Townsend, Tennessee - Fly Fishing in the Great Smoky Mountains National Park, East Tennessee and Western North Carolina

Welcome to the Fishing Report from the Great Smoky Mountains.  It is sunny and 49 degrees in Townsend this morning.  We’ve got some beautiful days in store for us starting yesterday.  There is no rain in the immediate forecast.

Little River is flowing at 211 cubic feet per second (cfs) or 1.86 feet on the flow gauge.  Median flow for this date is 262 cfs.  The water temperature at 7:55 am is 55 degrees.

Fishing is awesome.  To quote one angler, “Little River is on fire”.  I think he said he caught over thirty trout yesterday morning and he was going back for more. 

It’s no wonder.  Conditions are excellent.  We are getting some shade on the water now from the trees.  That is a welcome condition.  The water temperature is perfect.  Yesterday, the water temp peaked at 59 degrees at the “Y”.  It was cooler than that in the higher elevations.  That will probably be the same today.  A warm front will move in Sunday.  We’ll see highs in the 80’s and lows in the 50’s starting then.  The high temperature today is predicted to be 73 degrees.

The big storm, threatening us with 3 to 5 inches of rain totally missed us this week.  An inch or two would have been nice.  But, we didn’t get a flood and anglers are able to fish here and do well.

Trout are taking both dry flies and nymphs.  One fisherman told me yesterday, he had tons of strikes on a dry but couldn’t hook the fish.  He had never fished the Smokies before.  I’m sure he will figure that problem out today.  It’s a timing thing.  I used to have the same problem.  Another customer said he caught all of his trout on a Bead Head Pheasant Tail.  “They were eating them up.”

I noticed a lot of anglers here yesterday from out of town.  When the news broke, that we were not affected by the anticipated heavy rain, they drove here to fish.

It is hard, as a business owner to discourage customers from visiting here when the conditions are not good.  I do it all the time, whenever I have to.  When I do, our business is slow.  That happened this week.  I thought, surely we would get pounded by that storm.  I was wrong.  I will say, we did have a lot of heavy wind during those three days and fishing would have been tough.  Additionally, Mike, one of our local anglers said fishing slowed down as soon as that front moved in, even though we dodged the heavy rain.  So, I guess I did the right thing.

I remember the days before the internet well.  I lived in Nashville and showed up here only to find the streams were blown out or the water was low.

Our mail order business slowed this week.  I think that was due to the big storm moving through the Southeast United States.  Many of our mail order customers live in this region.  People were not thinking about fishing and ordering tackle.  They were thinking about floods and tornados. 
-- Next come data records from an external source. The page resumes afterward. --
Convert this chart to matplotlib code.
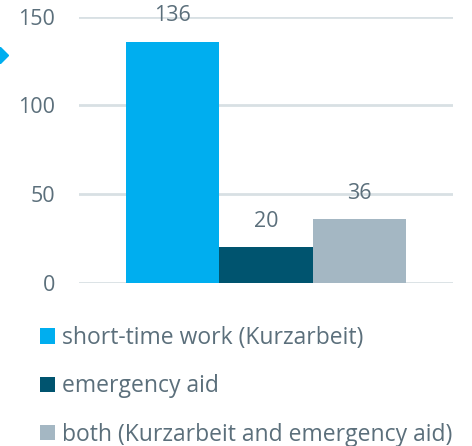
import matplotlib
matplotlib.use('Agg')
import matplotlib.pyplot as plt
from matplotlib.patches import Patch
from matplotlib.lines import Line2D

categories = ['short-time work (Kurzarbeit)', 'emergency aid',
              'both (Kurzarbeit and emergency aid)']
values = [136, 20, 36]
colors = ['#00AEEF', '#00546F', '#A4B7C3']
yticks = [0, 50, 100, 150]

text_color = '#5B6F7B'
grid_color = '#D8E0E4'

plt.rcParams['font.family'] = ['Open Sans', 'DejaVu Sans']

fig = plt.figure(figsize=(4.72, 4.46), dpi=100)
ax = fig.add_axes([79 / 472, 1 - 283 / 446, 374 / 472, 266.3 / 446])

x = list(range(len(values)))
bars = ax.bar(x, values, width=1.0, color=colors, zorder=3)
for b, v in zip(bars, values):
    ax.annotate(str(v), (b.get_x() + b.get_width() / 2, v),
                xytext=(0, 18.5), textcoords='offset points',
                ha='center', va='center', fontsize=15.5, color=text_color,
                zorder=5)

ax.set_xlim(-1.0, 3.0)
ax.set_ylim(0, 150)
ax.set_yticks(yticks)
ax.set_xticks([])
ax.yaxis.grid(True, color=grid_color, linewidth=2)
ax.set_axisbelow(True)
for s in ax.spines.values():
    s.set_visible(False)
ax.tick_params(axis='y', length=0, pad=17, labelsize=15.5, labelcolor=text_color)

# little marker at left edge
fig.add_artist(Line2D([0], [1 - 55 / 446], marker='D', markersize=8,
                      color='#00AEEF', transform=fig.transFigure,
                      clip_on=False))

handles = [Patch(facecolor=c, edgecolor='none') for c in colors]
fig.legend(handles, categories, loc='upper left',
           bbox_to_anchor=(40 / 472, 1 - 326 / 446), frameon=False,
           fontsize=16.5, labelcolor=text_color, handlelength=0.66,
           handleheight=0.66, handletextpad=0.28, labelspacing=1.06,
           borderpad=0, borderaxespad=0)

fig.savefig('out.png', dpi=100)
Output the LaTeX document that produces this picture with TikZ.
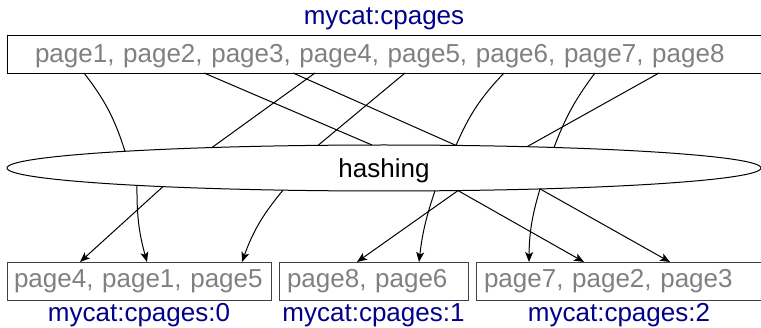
\documentclass[tikz,border=0pt]{standalone}
\usepackage{fontspec}
\setmainfont{Liberation Sans}
\usetikzlibrary{arrows.meta,shapes.geometric}
\definecolor{catblue}{RGB}{0,0,139}
\definecolor{pagegray}{RGB}{128,128,128}
\tikzset{
	pagebox/.style={draw=black!75,line width=0.9pt,text=pagegray,minimum height=38pt,inner xsep=8pt,inner ysep=0pt,align=left,text height=19pt,text depth=5pt},
	catname/.style={text=catblue,anchor=base},
	hashlink/.style={line width=1pt},
	hasharrow/.style={line width=1pt,-{Stealth[length=10pt,width=8pt,inset=2.5pt]}}
}
\begin{document}
\begin{tikzpicture}[x=1pt,y=1pt,font=\fontsize{26}{30}\selectfont]
	\useasboundingbox (0,0) rectangle (761,327);
	% the collection and its pages
	\node[catname] (cat) at (384,302) {mycat:cpages};
	\node[pagebox,draw=black,inner xsep=28pt,text width=699pt,text height=23pt] (top) at (384.5,273) {page1, page2, page3, page4, page5, page6, page7, page8};
	\node[draw,ellipse,line width=1pt,minimum width=754pt,minimum height=46pt,inner sep=0pt,text height=25pt,text depth=5pt] (hash) at (384,159) {hashing};
	% the three chunks
	\node[pagebox,inner xsep=7pt,text width=250pt] (c0) at (139,46) {page4, page1, page5};
	\node[pagebox,text width=173pt] (c1) at (373.5,46) {page8, page6};
	\node[pagebox,text width=270pt] (c2) at (619,46) {page7, page2, page3};
	\node[catname] (n0) at (139,5.3) {mycat:cpages:0};
	\node[catname] (n1) at (373.5,5.3) {mycat:cpages:1};
	\node[catname] (n2) at (619,5.3) {mycat:cpages:2};
	% where each page goes into and comes out of the hashing
	\foreach \n/\x/\ex/\ey in {1/84/125/175.7,2/204/372/182,3/293/456/181.6,4/315/212/179.5,5/405/318/181.6,6/504/456/181.6,7/595/554/179.5,8/659/527/180.3}{
		\coordinate (s\n) at (\x,254);
		\coordinate (e\n) at (\ex,\ey);
	}
	\foreach \n/\x/\y/\dx in {1/137/141.6/147,2/458/136.4/584,3/540/138.1/670,4/163/140.4/80,5/283/136.8/242,6/435/136.2/419,7/540/138.1/529,8/458/136.4/357}{
		\coordinate (x\n) at (\x,\y);
		\coordinate (d\n) at (\dx,65);
	}
	\draw[hashlink] (s1) to[bend left=10] (e1);
	\foreach \n in {2,3,4,5,8}
		\draw[hashlink] (s\n) -- (e\n);
	\draw[hashlink] (s6) to[bend right=10] (e6);
	\draw[hashlink] (s7) to[bend right=8] (e7);
	% out to the chunks
	\foreach \n in {2,3,4,8}
		\draw[hasharrow] (x\n) -- (d\n);
	\draw[hasharrow] (x1) to[bend right=8] (d1);
	\draw[hasharrow] (x5) to[bend right=10] (d5);
	\draw[hasharrow] (x6) to[bend right=6] (d6);
	\draw[hasharrow] (x7) to[bend right=8] (d7);
\end{tikzpicture}
\end{document}
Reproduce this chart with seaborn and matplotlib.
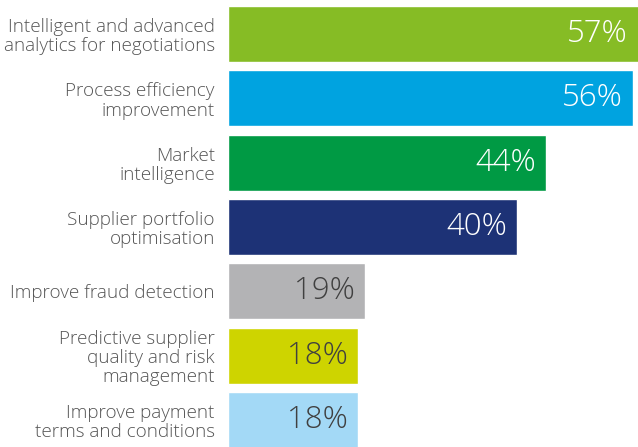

But, we are back to normal now.  Business is good.

We have a full nymphing class today.  Rob Fightmaster is teaching it.  This is our first ever nymphing class.  These students will learn a lot today.  Using nymphs, without a strike indicator, is a frustrating learning experience until you figure it out.  Over time you develop a sense, where something in your brain says, “This is a fish striking”.  Until that sense becomes fine tuned, it is best to set the hook anytime you feel anything.  It might be a rock, it could be a stick or it may be a trout. The more you do it, the better you get.  You don’t want to set the hook on nothing so hard the fly ends up in a tree limb above you. I’ve done that many times.  

Strike indicators are fine.  They spoil you.  The problem is, varying the depth you are fishing during a cast is next to impossible.  If you set the indicator 2 feet above your fly, you won’t go deeper than two feet.  If you are not using a strike indicator, you are able to allow the nymph to go deeper when you want to.  High sticking nymphs works well here.  You can hold a weighted nymph higher in the water column or lower using your rod as leverage.  Of course I’m talking about fishing close to you where you can control the depth without causing drag.  In choppy water, many trout are hooked only 10 to 15 feet away from you.

Frank and I have fished everywhere you can think of together.  He is a very good nymph fisherman.  We both learned to fish with a short line and weighted nymph on a fishing trip to Pennsylvania.  We learned from an expert. 

Then, maybe 25 years ago we were fishing with a guide who introduced us to strike indicators.  We were fishing on the Hiwassee River.  Neither Frank nor I had ever heard of a strike indicator.  They worked.  We were able to fish with nymphs far from the drift boat.  That changed our lives. 

Walter Babb is known as one of the best nymph fisherman in the Southern Appalachians.  I believe it.  I’ve seen him in action.  He can detect a strike, without an indicator, further away than anyone I have fished with.  It is amazing to watch him fish.

I’m going to be on vacation for a week starting tomorrow.  Paula and I will be fishing of course.  Daniel will be writing this report every day while I’m off.

Have a great day and thank you for being here with us.